[start Dataset extract]

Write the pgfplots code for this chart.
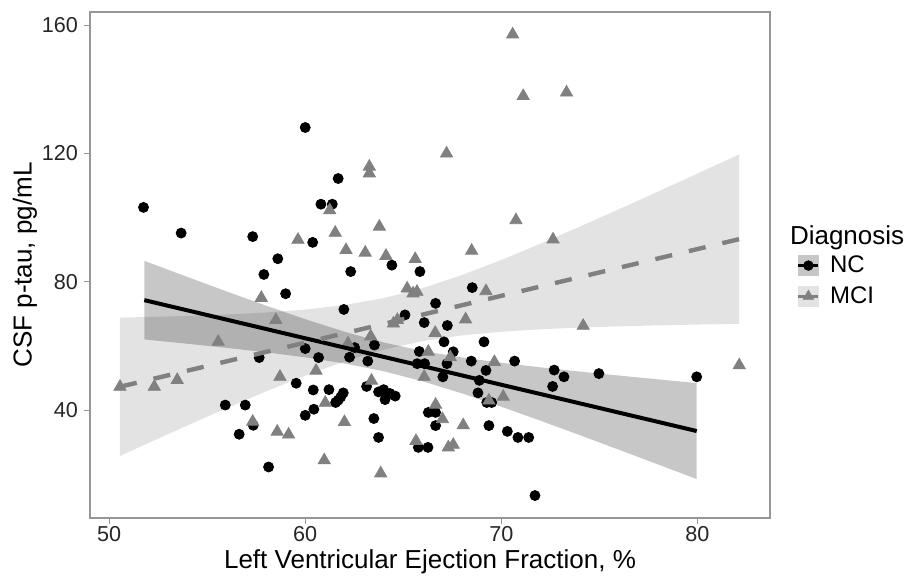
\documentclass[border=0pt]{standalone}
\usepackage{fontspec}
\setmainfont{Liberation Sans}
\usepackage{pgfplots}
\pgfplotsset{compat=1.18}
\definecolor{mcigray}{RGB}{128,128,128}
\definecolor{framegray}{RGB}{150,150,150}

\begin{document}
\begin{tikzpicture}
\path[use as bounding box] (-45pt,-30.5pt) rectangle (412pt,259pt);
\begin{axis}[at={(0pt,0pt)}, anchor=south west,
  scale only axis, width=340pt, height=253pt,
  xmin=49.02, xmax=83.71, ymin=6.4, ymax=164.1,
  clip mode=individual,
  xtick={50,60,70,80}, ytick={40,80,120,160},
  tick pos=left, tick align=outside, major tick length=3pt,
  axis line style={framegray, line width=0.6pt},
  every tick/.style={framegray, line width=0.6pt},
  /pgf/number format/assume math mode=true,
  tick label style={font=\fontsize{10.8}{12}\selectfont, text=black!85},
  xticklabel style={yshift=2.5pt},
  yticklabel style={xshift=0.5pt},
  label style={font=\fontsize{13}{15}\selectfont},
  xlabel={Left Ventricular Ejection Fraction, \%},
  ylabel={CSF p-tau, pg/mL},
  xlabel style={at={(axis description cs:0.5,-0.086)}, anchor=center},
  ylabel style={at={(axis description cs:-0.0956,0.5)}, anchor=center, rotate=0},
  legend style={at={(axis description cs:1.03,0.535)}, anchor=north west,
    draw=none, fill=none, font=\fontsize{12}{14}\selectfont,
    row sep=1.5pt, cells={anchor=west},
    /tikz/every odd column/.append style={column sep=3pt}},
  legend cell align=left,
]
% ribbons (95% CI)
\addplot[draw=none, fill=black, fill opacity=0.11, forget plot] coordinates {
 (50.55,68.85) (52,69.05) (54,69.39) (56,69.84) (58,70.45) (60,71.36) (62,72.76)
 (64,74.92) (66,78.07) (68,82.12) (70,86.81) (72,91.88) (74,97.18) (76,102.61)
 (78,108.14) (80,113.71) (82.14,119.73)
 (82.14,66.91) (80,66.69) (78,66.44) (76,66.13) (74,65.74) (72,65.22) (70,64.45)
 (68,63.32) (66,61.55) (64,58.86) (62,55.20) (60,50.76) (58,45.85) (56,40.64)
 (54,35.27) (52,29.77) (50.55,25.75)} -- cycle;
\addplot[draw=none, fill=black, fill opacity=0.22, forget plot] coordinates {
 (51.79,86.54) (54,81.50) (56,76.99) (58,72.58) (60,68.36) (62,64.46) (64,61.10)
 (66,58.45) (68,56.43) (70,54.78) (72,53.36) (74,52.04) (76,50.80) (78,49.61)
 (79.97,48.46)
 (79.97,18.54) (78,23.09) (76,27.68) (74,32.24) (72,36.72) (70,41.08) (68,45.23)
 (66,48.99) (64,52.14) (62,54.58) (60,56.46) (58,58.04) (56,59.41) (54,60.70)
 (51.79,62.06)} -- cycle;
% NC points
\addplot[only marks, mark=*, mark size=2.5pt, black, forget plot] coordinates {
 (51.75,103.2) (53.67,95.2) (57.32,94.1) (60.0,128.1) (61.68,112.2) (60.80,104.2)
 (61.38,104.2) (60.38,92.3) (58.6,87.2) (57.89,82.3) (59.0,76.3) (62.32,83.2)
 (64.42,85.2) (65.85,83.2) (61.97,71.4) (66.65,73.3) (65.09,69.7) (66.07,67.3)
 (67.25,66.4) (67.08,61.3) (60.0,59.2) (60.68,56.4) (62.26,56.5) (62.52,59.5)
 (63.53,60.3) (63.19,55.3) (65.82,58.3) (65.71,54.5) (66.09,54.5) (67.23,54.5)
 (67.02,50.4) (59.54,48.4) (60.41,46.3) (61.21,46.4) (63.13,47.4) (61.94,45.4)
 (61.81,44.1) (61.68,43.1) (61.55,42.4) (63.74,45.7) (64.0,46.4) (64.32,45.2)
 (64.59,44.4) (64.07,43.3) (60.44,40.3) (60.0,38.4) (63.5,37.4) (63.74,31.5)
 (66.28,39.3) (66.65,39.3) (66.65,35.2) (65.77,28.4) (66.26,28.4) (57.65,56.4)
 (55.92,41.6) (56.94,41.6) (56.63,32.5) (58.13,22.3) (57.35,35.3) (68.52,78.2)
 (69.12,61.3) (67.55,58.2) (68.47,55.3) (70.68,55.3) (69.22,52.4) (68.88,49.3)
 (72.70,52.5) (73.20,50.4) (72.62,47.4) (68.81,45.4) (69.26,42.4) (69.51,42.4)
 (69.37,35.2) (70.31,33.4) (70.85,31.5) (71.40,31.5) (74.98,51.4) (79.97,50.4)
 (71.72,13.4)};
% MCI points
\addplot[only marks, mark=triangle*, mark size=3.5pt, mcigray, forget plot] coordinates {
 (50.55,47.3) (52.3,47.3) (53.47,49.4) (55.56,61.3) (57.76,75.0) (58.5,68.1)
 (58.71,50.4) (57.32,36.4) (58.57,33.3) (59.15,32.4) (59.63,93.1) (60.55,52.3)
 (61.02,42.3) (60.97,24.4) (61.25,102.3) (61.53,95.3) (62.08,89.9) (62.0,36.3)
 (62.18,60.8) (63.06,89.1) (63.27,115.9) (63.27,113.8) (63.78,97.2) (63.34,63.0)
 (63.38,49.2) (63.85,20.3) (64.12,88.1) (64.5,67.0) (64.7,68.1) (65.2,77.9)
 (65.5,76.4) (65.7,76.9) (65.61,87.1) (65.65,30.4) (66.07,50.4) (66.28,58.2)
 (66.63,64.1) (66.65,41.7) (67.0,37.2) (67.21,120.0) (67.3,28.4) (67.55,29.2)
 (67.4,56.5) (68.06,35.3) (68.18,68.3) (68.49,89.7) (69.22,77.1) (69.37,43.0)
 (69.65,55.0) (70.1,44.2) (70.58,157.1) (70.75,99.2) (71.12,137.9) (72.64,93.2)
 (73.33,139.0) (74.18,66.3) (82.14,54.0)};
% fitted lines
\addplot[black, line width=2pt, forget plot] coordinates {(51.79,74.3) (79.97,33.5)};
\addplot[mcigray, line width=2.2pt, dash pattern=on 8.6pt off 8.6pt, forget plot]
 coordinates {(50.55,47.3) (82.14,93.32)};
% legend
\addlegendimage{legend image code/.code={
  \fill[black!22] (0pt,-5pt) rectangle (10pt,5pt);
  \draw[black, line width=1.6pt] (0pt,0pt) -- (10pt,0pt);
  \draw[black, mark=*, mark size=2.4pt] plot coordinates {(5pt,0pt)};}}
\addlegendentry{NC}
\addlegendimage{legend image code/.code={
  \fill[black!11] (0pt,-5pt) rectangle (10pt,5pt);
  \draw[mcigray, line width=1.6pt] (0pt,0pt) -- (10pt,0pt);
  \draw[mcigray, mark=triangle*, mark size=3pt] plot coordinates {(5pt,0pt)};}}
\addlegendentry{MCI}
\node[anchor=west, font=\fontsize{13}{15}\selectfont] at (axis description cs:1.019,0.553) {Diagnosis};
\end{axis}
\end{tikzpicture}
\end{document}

[end Dataset extract]

■ **Required task**:
Copy every line of the data word for word, omitting the images.

■ **Output of the exercise**:
Write the pgfplots code for this chart.
\documentclass[border=0pt]{standalone}
\usepackage{fontspec}
\setmainfont{Liberation Sans}
\usepackage{pgfplots}
\pgfplotsset{compat=1.18}
\definecolor{mcigray}{RGB}{128,128,128}
\definecolor{framegray}{RGB}{150,150,150}

\begin{document}
\begin{tikzpicture}
\path[use as bounding box] (-45pt,-30.5pt) rectangle (412pt,259pt);
\begin{axis}[at={(0pt,0pt)}, anchor=south west,
  scale only axis, width=340pt, height=253pt,
  xmin=49.02, xmax=83.71, ymin=6.4, ymax=164.1,
  clip mode=individual,
  xtick={50,60,70,80}, ytick={40,80,120,160},
  tick pos=left, tick align=outside, major tick length=3pt,
  axis line style={framegray, line width=0.6pt},
  every tick/.style={framegray, line width=0.6pt},
  /pgf/number format/assume math mode=true,
  tick label style={font=\fontsize{10.8}{12}\selectfont, text=black!85},
  xticklabel style={yshift=2.5pt},
  yticklabel style={xshift=0.5pt},
  label style={font=\fontsize{13}{15}\selectfont},
  xlabel={Left Ventricular Ejection Fraction, \%},
  ylabel={CSF p-tau, pg/mL},
  xlabel style={at={(axis description cs:0.5,-0.086)}, anchor=center},
  ylabel style={at={(axis description cs:-0.0956,0.5)}, anchor=center, rotate=0},
  legend style={at={(axis description cs:1.03,0.535)}, anchor=north west,
    draw=none, fill=none, font=\fontsize{12}{14}\selectfont,
    row sep=1.5pt, cells={anchor=west},
    /tikz/every odd column/.append style={column sep=3pt}},
  legend cell align=left,
]
% ribbons (95% CI)
\addplot[draw=none, fill=black, fill opacity=0.11, forget plot] coordinates {
 (50.55,68.85) (52,69.05) (54,69.39) (56,69.84) (58,70.45) (60,71.36) (62,72.76)
 (64,74.92) (66,78.07) (68,82.12) (70,86.81) (72,91.88) (74,97.18) (76,102.61)
 (78,108.14) (80,113.71) (82.14,119.73)
 (82.14,66.91) (80,66.69) (78,66.44) (76,66.13) (74,65.74) (72,65.22) (70,64.45)
 (68,63.32) (66,61.55) (64,58.86) (62,55.20) (60,50.76) (58,45.85) (56,40.64)
 (54,35.27) (52,29.77) (50.55,25.75)} -- cycle;
\addplot[draw=none, fill=black, fill opacity=0.22, forget plot] coordinates {
 (51.79,86.54) (54,81.50) (56,76.99) (58,72.58) (60,68.36) (62,64.46) (64,61.10)
 (66,58.45) (68,56.43) (70,54.78) (72,53.36) (74,52.04) (76,50.80) (78,49.61)
 (79.97,48.46)
 (79.97,18.54) (78,23.09) (76,27.68) (74,32.24) (72,36.72) (70,41.08) (68,45.23)
 (66,48.99) (64,52.14) (62,54.58) (60,56.46) (58,58.04) (56,59.41) (54,60.70)
 (51.79,62.06)} -- cycle;
% NC points
\addplot[only marks, mark=*, mark size=2.5pt, black, forget plot] coordinates {
 (51.75,103.2) (53.67,95.2) (57.32,94.1) (60.0,128.1) (61.68,112.2) (60.80,104.2)
 (61.38,104.2) (60.38,92.3) (58.6,87.2) (57.89,82.3) (59.0,76.3) (62.32,83.2)
 (64.42,85.2) (65.85,83.2) (61.97,71.4) (66.65,73.3) (65.09,69.7) (66.07,67.3)
 (67.25,66.4) (67.08,61.3) (60.0,59.2) (60.68,56.4) (62.26,56.5) (62.52,59.5)
 (63.53,60.3) (63.19,55.3) (65.82,58.3) (65.71,54.5) (66.09,54.5) (67.23,54.5)
 (67.02,50.4) (59.54,48.4) (60.41,46.3) (61.21,46.4) (63.13,47.4) (61.94,45.4)
 (61.81,44.1) (61.68,43.1) (61.55,42.4) (63.74,45.7) (64.0,46.4) (64.32,45.2)
 (64.59,44.4) (64.07,43.3) (60.44,40.3) (60.0,38.4) (63.5,37.4) (63.74,31.5)
 (66.28,39.3) (66.65,39.3) (66.65,35.2) (65.77,28.4) (66.26,28.4) (57.65,56.4)
 (55.92,41.6) (56.94,41.6) (56.63,32.5) (58.13,22.3) (57.35,35.3) (68.52,78.2)
 (69.12,61.3) (67.55,58.2) (68.47,55.3) (70.68,55.3) (69.22,52.4) (68.88,49.3)
 (72.70,52.5) (73.20,50.4) (72.62,47.4) (68.81,45.4) (69.26,42.4) (69.51,42.4)
 (69.37,35.2) (70.31,33.4) (70.85,31.5) (71.40,31.5) (74.98,51.4) (79.97,50.4)
 (71.72,13.4)};
% MCI points
\addplot[only marks, mark=triangle*, mark size=3.5pt, mcigray, forget plot] coordinates {
 (50.55,47.3) (52.3,47.3) (53.47,49.4) (55.56,61.3) (57.76,75.0) (58.5,68.1)
 (58.71,50.4) (57.32,36.4) (58.57,33.3) (59.15,32.4) (59.63,93.1) (60.55,52.3)
 (61.02,42.3) (60.97,24.4) (61.25,102.3) (61.53,95.3) (62.08,89.9) (62.0,36.3)
 (62.18,60.8) (63.06,89.1) (63.27,115.9) (63.27,113.8) (63.78,97.2) (63.34,63.0)
 (63.38,49.2) (63.85,20.3) (64.12,88.1) (64.5,67.0) (64.7,68.1) (65.2,77.9)
 (65.5,76.4) (65.7,76.9) (65.61,87.1) (65.65,30.4) (66.07,50.4) (66.28,58.2)
 (66.63,64.1) (66.65,41.7) (67.0,37.2) (67.21,120.0) (67.3,28.4) (67.55,29.2)
 (67.4,56.5) (68.06,35.3) (68.18,68.3) (68.49,89.7) (69.22,77.1) (69.37,43.0)
 (69.65,55.0) (70.1,44.2) (70.58,157.1) (70.75,99.2) (71.12,137.9) (72.64,93.2)
 (73.33,139.0) (74.18,66.3) (82.14,54.0)};
% fitted lines
\addplot[black, line width=2pt, forget plot] coordinates {(51.79,74.3) (79.97,33.5)};
\addplot[mcigray, line width=2.2pt, dash pattern=on 8.6pt off 8.6pt, forget plot]
 coordinates {(50.55,47.3) (82.14,93.32)};
% legend
\addlegendimage{legend image code/.code={
  \fill[black!22] (0pt,-5pt) rectangle (10pt,5pt);
  \draw[black, line width=1.6pt] (0pt,0pt) -- (10pt,0pt);
  \draw[black, mark=*, mark size=2.4pt] plot coordinates {(5pt,0pt)};}}
\addlegendentry{NC}
\addlegendimage{legend image code/.code={
  \fill[black!11] (0pt,-5pt) rectangle (10pt,5pt);
  \draw[mcigray, line width=1.6pt] (0pt,0pt) -- (10pt,0pt);
  \draw[mcigray, mark=triangle*, mark size=3pt] plot coordinates {(5pt,0pt)};}}
\addlegendentry{MCI}
\node[anchor=west, font=\fontsize{13}{15}\selectfont] at (axis description cs:1.019,0.553) {Diagnosis};
\end{axis}
\end{tikzpicture}
\end{document}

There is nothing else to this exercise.